On Mon, 2015-03-09 at 23:56 -0400, David Miller wrote:
> From: Maciej Żenczykowski <zenczykowski@...il.com>
> Date: Mon,  9 Mar 2015 14:19:58 -0700
> 
> > From: Maciej Żenczykowski <maze@...gle.com>
> > 
> > Signed-off-by: Maciej Żenczykowski <maze@...gle.com>
> 
> The ordering of these operations was carefully choosen over the years
> such that we prioritize "easy" things to allocate and recover from,
> before harder things.
> 
> And allocating and releasing an 'fd' is much cheaper to deal with than
> a socket file object.
> 
> And as has been shown in the accept() case, you're even changing user
> visible semantics.
> 
> If you really want to reduce the amount of locking, create __*()
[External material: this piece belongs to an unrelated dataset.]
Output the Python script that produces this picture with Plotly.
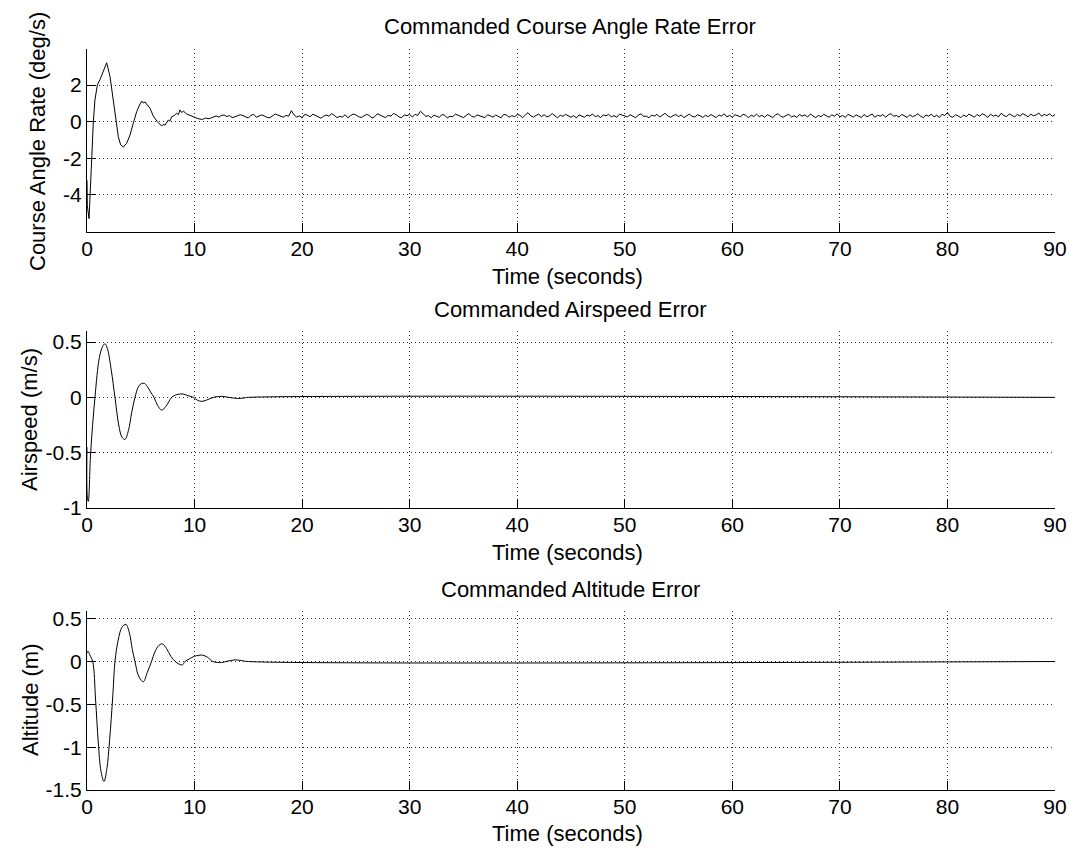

> interfaces that assume the files lock is held already, and take
> them around a batch of related operations.
> 
> By adding the file argument to the fs interfaces you making the caller
> become a contortionist in order to fit into the interfaces
> requirements.  Just let the callers do what they already do, which we
> already know is correct and properly prioritized ordering wise, and
> control the locking at a higher level.

In accept() case, the socket operation can block, so we cannot hold the
lock.

Ideally, as discussed with Al Viro in last Kernel Summit, we would need
to convert the file descriptor management to use RCU, and atomic
bit ops. That would be a very tricky change.